La vie de Prudhon offre cette particularité, qu’il n’a été apprécié et même connu que fort tard, quoiqu’il ait excellé de très bonne heure dans son art. Son talent semble n’avoir pas eu d’enfance, et, en examinant tout ce qui a été recueilli de ses ouvrages, on ne voit presque point de transition entre les informes essais de l’écolier et les productions achevées du maître. On trouve dans les cahiers sur lesquels il dessinait au sortir de l’école le germe de ses plus belles inventions. Son exécution même n’a point varié depuis ses premières études, et c’est un caractère de plus qui le place à côté des grands maîtres. On verra avec étonnement ce talent, formé de si bonne heure, se consumer jusqu’à l’époque de l’âge mûr dans des travaux obscurs, indignes de lui, mais qu’il a relevés à force de mérite.

Prudhon était le treizième enfant d’un maître maçon de Cluny. Il était né le 6 avril 1759[1], et avait reçu les noms de Pierre-Paul : ce sont ceux de Rubens et du Puget. Cet émule des plus grands maîtres devait naître et mourir dans la pauvreté, et c’est un triste rapport de plus avec un grand nombre d’entre eux.
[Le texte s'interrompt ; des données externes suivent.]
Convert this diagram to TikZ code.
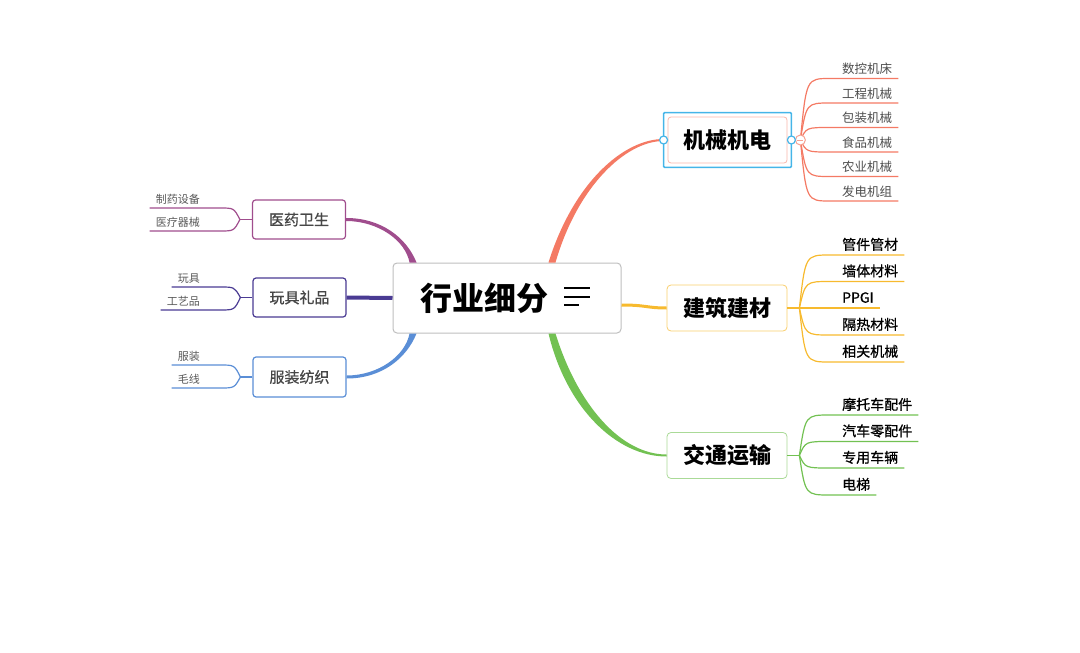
\documentclass[tikz,border=0pt]{standalone}
\usepackage{fontspec}
\usepackage{tikz}
\usetikzlibrary{calc}
\newfontfamily\cjk{Noto Sans CJK SC}
\newfontfamily\cjkmed[FakeBold=0.8]{Noto Sans CJK SC}
\definecolor{jxred}{HTML}{F47A64}
\definecolor{jzorange}{HTML}{F7BA2E}
\definecolor{jtgreen}{HTML}{72C152}
\definecolor{yypurple}{HTML}{A04D8D}
\definecolor{wjindigo}{HTML}{4A3B93}
\definecolor{fzblue}{HTML}{5A8ED6}
\definecolor{selblue}{HTML}{45B5E8}
% fan from a fork point out to the underline of a leaf
\newcommand\forkR[2]{(#1) .. controls ($(#1 |- #2.south west)+(6,0)$) .. ($(#2.south west)+(-6,0)$) -- (#2.south east)}
\newcommand\forkL[2]{(#1) .. controls ($(#1 |- #2.south east)+(-6,0)$) .. ($(#2.south east)+(14,0)$) -- (#2.south west)}

\begin{document}
\begin{tikzpicture}[x=1pt, y=-1pt,
  topic/.style={draw, line width=0.8pt, rounded corners=4pt, fill=white, minimum width=120pt, minimum height=46pt, font=\cjk\bfseries\fontsize{22pt}{26pt}\selectfont},
  subtopic/.style={draw, line width=1.2pt, rounded corners=3pt, fill=white, minimum width=93pt, minimum height=39pt, font=\cjkmed\fontsize{15pt}{18pt}\selectfont, text=black!72},
  jxleaf/.style={anchor=south west, inner xsep=6pt, inner ysep=3.4pt, text height=10pt, text depth=1.2pt, font=\cjk\fontsize{12.5pt}{14pt}\selectfont, text=black!70},
  jzleaf/.style={anchor=south west, inner xsep=6pt, inner ysep=3.7pt, text height=11.2pt, text depth=1.4pt, font=\cjkmed\fontsize{14pt}{16pt}\selectfont, text=black},
  leafL/.style={anchor=south east, inner xsep=6pt, inner ysep=3pt, text height=8.8pt, text depth=1.1pt, font=\cjk\fontsize{11pt}{13pt}\selectfont, text=black!65},
  twig/.style={line width=1.2pt}]
  \useasboundingbox (0,0) rectangle (1080,653);

  % main topic
  \node[draw=black!25, line width=1pt, rounded corners=4pt, fill=white, minimum width=228pt, minimum height=70pt, font=\cjk\bfseries\fontsize{32pt}{38pt}\selectfont] (centre) at (507,298) {\makebox[174pt][l]{行业细分}};
  \draw[line width=1.8pt] ($(centre.center)+(57,-10)$) -- +(26,0);
  \draw[line width=1.8pt] ($(centre.center)+(57,-1)$) -- +(26,0);
  \draw[line width=1.8pt] ($(centre.center)+(57,7)$) -- +(15,0);

  % right topics
  \node[topic, draw=jxred!55, minimum width=119pt, rounded corners=3pt] (jixie) at (727.5,140) {机械机电};
  \node[topic, draw=jzorange!70] (jianzhu) at (727,308) {建筑建材};
  \node[topic, draw=jtgreen!60] (jiaotong) at (727,455.5) {交通运输};

  % left topics
  \node[subtopic, draw=yypurple] (yiyao) at (299,219.5) {医药卫生};
  \node[subtopic, draw=wjindigo] (wanju) at (299.5,297.5) {玩具礼品};
  \node[subtopic, draw=fzblue, minimum height=40pt] (fuzhuang) at (299.5,377) {服装纺织};

  % branches
  \coordinate (jxs) at ($(centre.north)+(45,0)$);
  \coordinate (jxin) at ($(jixie.west)+(-4,0)$);
  \fill[jxred] ($(jxs)+(-3.5,0)$) .. controls +(25,-80) and +(-40,0) .. ($(jxin)+(0,-1)$) -- ($(jxin)+(0,1)$) .. controls +(-38,0) and +(22,-76) .. ($(jxs)+(3.5,0)$) -- cycle;
  \coordinate (jts) at ($(centre.south)+(45,0)$);
  \fill[jtgreen] ($(jts)+(-3.5,0)$) .. controls +(18,75) and +(-50,0) .. ($(jiaotong.west)+(0,1)$) -- ($(jiaotong.west)+(0,-1)$) .. controls +(-46,0) and +(22,71) .. ($(jts)+(3.5,0)$) -- cycle;
  \draw[jzorange, line width=3pt] ($(centre.east)+(0,7)$) .. controls +(25,0) and +(-20,0) .. (jianzhu.west);
  \coordinate (yys) at ($(centre.north)+(-94,0)$);
  \fill[yypurple] ($(yys)+(3.5,0)$) .. controls +(-10,-25) and +(35,0) .. ($(yiyao.east)+(0,-1.5)$) -- ($(yiyao.east)+(0,1.5)$) .. controls +(32,0) and +(-4,-22) .. ($(yys)+(-3.5,0)$) -- cycle;
  \coordinate (fzs) at ($(centre.south)+(-94,0)$);
  \fill[fzblue] ($(fzs)+(3.5,0)$) .. controls +(-10,25) and +(35,0) .. ($(fuzhuang.east)+(0,1.5)$) -- ($(fuzhuang.east)+(0,-1.5)$) .. controls +(32,0) and +(-4,22) .. ($(fzs)+(-3.5,0)$) -- cycle;
  \draw[wjindigo, line width=4pt] (wanju.east) -- (centre.west);

  % selected topic frame
  \draw[selblue, line width=1.5pt, rounded corners=1pt] ($(jixie.north west)+(-4,-4)$) rectangle ($(jixie.south east)+(4,4)$);

  % 机械机电 leaves
  \coordinate (jxfork) at ($(jixie.east)+(13,0)$);
  \node[jxleaf] (jx1) at (836,78.5) {数控机床};
  \node[jxleaf] (jx2) at (836,103) {工程机械};
  \node[jxleaf] (jx3) at (836,127.5) {包装机械};
  \node[jxleaf] (jx4) at (836,152) {食品机械};
  \node[jxleaf] (jx5) at (836,176.5) {农业机械};
  \node[jxleaf] (jx6) at (836,201) {发电机组};
  \draw[twig, jxred] \forkR{jxfork}{jx1};
  \draw[twig, jxred] \forkR{jxfork}{jx2};
  \draw[twig, jxred] \forkR{jxfork}{jx3};
  \draw[twig, jxred] \forkR{jxfork}{jx4};
  \draw[twig, jxred] \forkR{jxfork}{jx5};
  \draw[twig, jxred] \forkR{jxfork}{jx6};
  \node[circle, draw=jxred!70, fill=white, line width=1pt, minimum size=10pt, inner sep=0pt] (jxknob) at (jxfork) {};
  \draw[jxred!70, line width=1pt] ($(jxknob.center)+(-3,0)$) -- +(6,0);
  \node[circle, draw=selblue, fill=white, line width=1.2pt, minimum size=8pt, inner sep=0pt] (jxinknob) at (jxin) {};
  \node[circle, draw=selblue, fill=white, line width=1.2pt, minimum size=8pt, inner sep=0pt] (jxoutknob) at ($(jixie.east)+(4,0)$) {};

  % 建筑建材 leaves
  \coordinate (jzfork) at ($(jianzhu.east)+(12,0)$);
  \draw[twig, jzorange, line width=1.5pt] (jianzhu.east) -- (jzfork);
  \node[jzleaf] (jz1) at (836,255) {管件管材};
  \node[jzleaf] (jz2) at (836,281.5) {墙体材料};
  \node[jzleaf] (jz3) at (836,308) {PPGI};
  \node[jzleaf] (jz4) at (836,335) {隔热材料};
  \node[jzleaf] (jz5) at (836,362) {相关机械};
  \draw[twig, jzorange] \forkR{jzfork}{jz1};
  \draw[twig, jzorange] \forkR{jzfork}{jz2};
  \draw[twig, jzorange] \forkR{jzfork}{jz3};
  \draw[twig, jzorange] \forkR{jzfork}{jz4};
  \draw[twig, jzorange] \forkR{jzfork}{jz5};

  % 交通运输 leaves
  \coordinate (jtfork) at ($(jiaotong.east)+(12,0)$);
  \draw[twig, jtgreen, line width=1.5pt] (jiaotong.east) -- (jtfork);
  \node[jzleaf] (jt1) at (836,415) {摩托车配件};
  \node[jzleaf] (jt2) at (836,441.5) {汽车零配件};
  \node[jzleaf] (jt3) at (836,468) {专用车辆};
  \node[jzleaf] (jt4) at (836,495) {电梯};
  \draw[twig, jtgreen] \forkR{jtfork}{jt1};
  \draw[twig, jtgreen] \forkR{jtfork}{jt2};
  \draw[twig, jtgreen] \forkR{jtfork}{jt3};
  \draw[twig, jtgreen] \forkR{jtfork}{jt4};

  % left leaves
  \coordinate (yyfork) at ($(yiyao.west)+(-12,0)$);
  \draw[twig, yypurple] (yiyao.west) -- (yyfork);
  \node[leafL] (yy1) at (206,208) {制药设备};
  \node[leafL] (yy2) at (206,231) {医疗器械};
  \draw[twig, yypurple] \forkL{yyfork}{yy1};
  \draw[twig, yypurple] \forkL{yyfork}{yy2};

  \coordinate (wjfork) at ($(wanju.west)+(-12,0)$);
  \draw[twig, wjindigo] (wanju.west) -- (wjfork);
  \node[leafL] (wj1) at (206,287) {玩具};
  \node[leafL] (wj2) at (206,310) {工艺品};
  \draw[twig, wjindigo] \forkL{wjfork}{wj1};
  \draw[twig, wjindigo] \forkL{wjfork}{wj2};

  \coordinate (fzfork) at ($(fuzhuang.west)+(-12,0)$);
  \draw[twig, fzblue] (fuzhuang.west) -- (fzfork);
  \node[leafL] (fz1) at (206,365) {服装};
  \node[leafL] (fz2) at (206,388) {毛线};
  \draw[twig, fzblue] \forkL{fzfork}{fz1};
  \draw[twig, fzblue] \forkL{fzfork}{fz2};
\end{tikzpicture}
\end{document}
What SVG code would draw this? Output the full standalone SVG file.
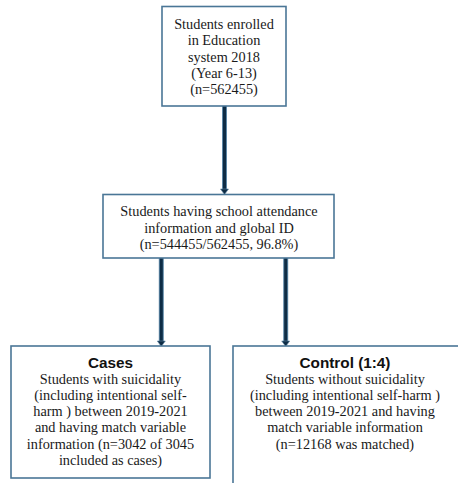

Sa mère sut deviner son ame tendre et rêveuse, et contribua, malgré les embarras d’une si nombreuse famille, à développer en lui de nobles instincts. Il reçut chez les moines de Cluny une instruction qui, bien que sommaire, contribua encore à élever sa pensée. La vue des tableaux bons ou mauvais qui décoraient cette retraite éveillait en même temps dans son imagination le goût de la peinture. Peut-être, parmi tous les objets qui frappèrent ses regards dans un âge si tendre, il suffit d’un seul pour allumer la passion de toute sa vie. Cette espèce d’initiation est frappante chez tous les grands artistes. Il en est beaucoup qui n’ont rencontré que fort tard ce lambeau de poésie, ce tableau souvent médiocre et dépourvu d’attrait pour le vulgaire dans lequel ils ont trouvé leur vocation écrite. C’est le premier et indispensable aliment destiné à développer les germes de facultés qui s’ignorent. Souvent le génie a été chercher dans le fatras d’une production ridicule ce coin de grandeur qui éveille l’enthousiasme pour toujours. Prudhon se plaisait à raconter que, saisi de cette

  1. Toutes les biographies font naître Prudhon en 1760. Des recherches faites récemment sur les registres de sa paroisse natale ont fait connaître qu’il est né en 1759. Sur ce registre, son nom est écrit Prudon. Il est plus que probable que c’est par erreur qu’il a signé également Prudhon et Prud’hon.